Work to do ▸ Only the lines from the one holding "Clone this chart in Altair." through the one holding "import pandas as pd" are to be retyped, exactly as they appear, with both boundary lines included.

Records ▸

==========

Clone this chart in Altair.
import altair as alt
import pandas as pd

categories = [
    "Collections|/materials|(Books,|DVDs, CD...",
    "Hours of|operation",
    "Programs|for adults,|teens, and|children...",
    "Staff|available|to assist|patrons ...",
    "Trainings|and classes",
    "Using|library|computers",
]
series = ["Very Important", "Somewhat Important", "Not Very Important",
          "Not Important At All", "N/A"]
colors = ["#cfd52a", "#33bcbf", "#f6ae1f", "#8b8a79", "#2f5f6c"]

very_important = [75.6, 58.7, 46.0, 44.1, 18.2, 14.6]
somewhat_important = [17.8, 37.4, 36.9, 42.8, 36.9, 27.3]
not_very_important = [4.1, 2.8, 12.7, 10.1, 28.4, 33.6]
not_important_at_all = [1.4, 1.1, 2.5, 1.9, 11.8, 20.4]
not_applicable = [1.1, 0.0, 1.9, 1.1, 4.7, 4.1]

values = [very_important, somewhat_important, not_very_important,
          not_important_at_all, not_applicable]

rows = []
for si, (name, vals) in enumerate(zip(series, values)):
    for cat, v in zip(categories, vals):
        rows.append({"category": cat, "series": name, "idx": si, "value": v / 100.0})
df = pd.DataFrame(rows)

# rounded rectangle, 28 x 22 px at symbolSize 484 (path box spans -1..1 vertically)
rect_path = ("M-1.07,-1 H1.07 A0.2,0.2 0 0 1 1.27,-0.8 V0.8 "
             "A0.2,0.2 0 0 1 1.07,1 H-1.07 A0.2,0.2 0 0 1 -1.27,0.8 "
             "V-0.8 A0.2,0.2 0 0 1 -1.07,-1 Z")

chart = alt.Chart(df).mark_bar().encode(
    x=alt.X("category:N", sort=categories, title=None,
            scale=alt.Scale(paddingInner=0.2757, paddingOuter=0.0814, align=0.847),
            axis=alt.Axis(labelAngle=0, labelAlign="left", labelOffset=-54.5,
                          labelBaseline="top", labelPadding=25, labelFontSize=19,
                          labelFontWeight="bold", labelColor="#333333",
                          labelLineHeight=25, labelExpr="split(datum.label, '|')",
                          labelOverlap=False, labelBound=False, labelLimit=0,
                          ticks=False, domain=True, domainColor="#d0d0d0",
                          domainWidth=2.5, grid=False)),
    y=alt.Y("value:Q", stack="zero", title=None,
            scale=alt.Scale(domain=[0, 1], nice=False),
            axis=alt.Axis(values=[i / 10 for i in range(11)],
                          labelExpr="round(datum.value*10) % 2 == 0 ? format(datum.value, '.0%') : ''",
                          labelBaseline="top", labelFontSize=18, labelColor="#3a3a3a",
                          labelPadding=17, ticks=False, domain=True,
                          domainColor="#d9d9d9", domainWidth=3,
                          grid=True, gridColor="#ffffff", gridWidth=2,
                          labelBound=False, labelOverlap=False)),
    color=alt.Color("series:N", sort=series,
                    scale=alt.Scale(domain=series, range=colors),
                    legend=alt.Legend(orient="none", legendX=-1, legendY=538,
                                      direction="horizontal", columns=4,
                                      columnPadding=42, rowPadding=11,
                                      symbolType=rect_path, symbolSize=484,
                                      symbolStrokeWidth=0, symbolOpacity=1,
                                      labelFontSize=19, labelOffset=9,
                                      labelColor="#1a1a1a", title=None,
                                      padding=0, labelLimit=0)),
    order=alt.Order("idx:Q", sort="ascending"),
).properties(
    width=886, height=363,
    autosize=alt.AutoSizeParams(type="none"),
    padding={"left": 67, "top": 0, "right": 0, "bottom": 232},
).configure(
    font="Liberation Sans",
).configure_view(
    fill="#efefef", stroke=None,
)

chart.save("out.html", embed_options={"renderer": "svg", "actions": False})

==========

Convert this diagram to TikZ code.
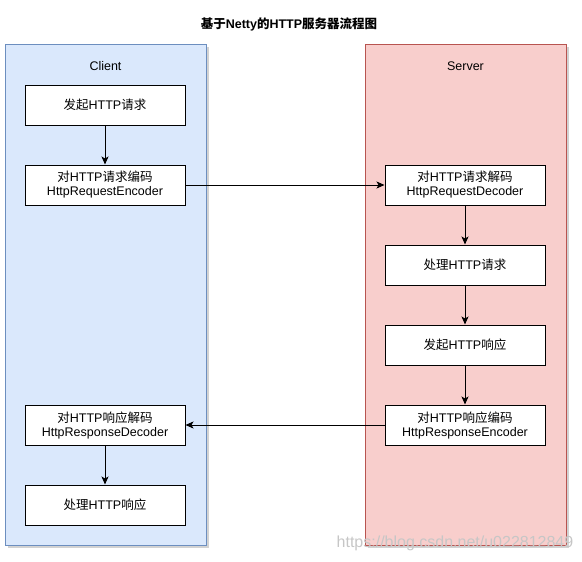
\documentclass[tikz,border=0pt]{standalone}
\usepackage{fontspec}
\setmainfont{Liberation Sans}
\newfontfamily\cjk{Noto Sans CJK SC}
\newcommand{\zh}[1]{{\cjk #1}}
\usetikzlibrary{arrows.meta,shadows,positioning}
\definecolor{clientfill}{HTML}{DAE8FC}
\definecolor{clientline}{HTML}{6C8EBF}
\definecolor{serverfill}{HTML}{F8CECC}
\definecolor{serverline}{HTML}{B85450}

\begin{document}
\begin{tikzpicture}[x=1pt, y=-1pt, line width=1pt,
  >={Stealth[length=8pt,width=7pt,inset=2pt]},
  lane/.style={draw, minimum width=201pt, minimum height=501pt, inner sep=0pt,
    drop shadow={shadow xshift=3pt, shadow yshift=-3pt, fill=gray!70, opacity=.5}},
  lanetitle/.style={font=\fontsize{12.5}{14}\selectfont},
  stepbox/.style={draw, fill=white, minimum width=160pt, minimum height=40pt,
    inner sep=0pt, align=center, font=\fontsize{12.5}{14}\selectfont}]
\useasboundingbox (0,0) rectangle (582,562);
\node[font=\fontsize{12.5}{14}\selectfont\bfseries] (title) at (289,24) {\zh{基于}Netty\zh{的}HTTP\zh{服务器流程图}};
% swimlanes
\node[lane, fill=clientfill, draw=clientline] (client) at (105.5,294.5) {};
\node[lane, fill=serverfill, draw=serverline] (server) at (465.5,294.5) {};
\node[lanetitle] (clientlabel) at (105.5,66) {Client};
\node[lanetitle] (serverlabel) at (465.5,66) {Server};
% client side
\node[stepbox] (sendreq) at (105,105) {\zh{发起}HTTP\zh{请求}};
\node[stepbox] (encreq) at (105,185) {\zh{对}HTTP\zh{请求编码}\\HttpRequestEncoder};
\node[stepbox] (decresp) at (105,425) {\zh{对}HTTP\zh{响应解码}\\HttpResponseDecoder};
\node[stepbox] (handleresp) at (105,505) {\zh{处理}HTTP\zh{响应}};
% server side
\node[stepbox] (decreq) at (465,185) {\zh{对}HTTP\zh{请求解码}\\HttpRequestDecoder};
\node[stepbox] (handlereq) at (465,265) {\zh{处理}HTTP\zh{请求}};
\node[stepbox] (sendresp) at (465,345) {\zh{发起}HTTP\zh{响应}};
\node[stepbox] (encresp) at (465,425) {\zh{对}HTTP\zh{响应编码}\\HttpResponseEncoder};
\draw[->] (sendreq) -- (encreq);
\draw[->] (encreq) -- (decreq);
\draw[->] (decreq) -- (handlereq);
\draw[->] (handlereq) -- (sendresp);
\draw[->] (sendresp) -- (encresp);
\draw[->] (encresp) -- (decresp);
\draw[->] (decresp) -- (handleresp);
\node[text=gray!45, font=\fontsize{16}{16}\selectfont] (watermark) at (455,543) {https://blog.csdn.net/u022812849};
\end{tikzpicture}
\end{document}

==========

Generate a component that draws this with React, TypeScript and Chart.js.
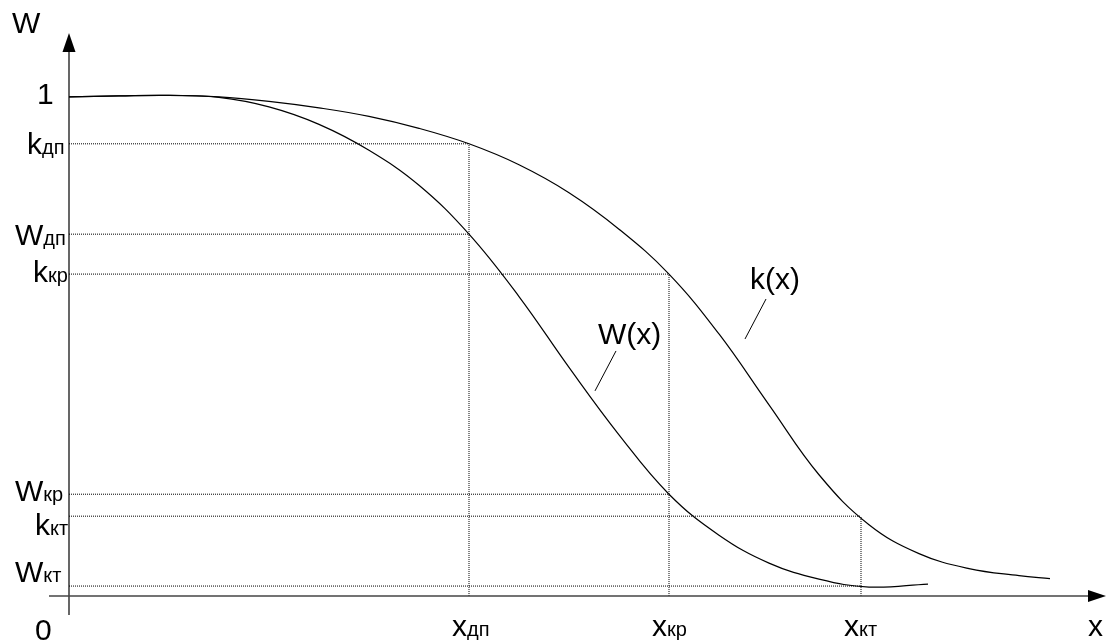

==========

Task output ▸
Clone this chart in Altair.
import altair as alt
import pandas as pd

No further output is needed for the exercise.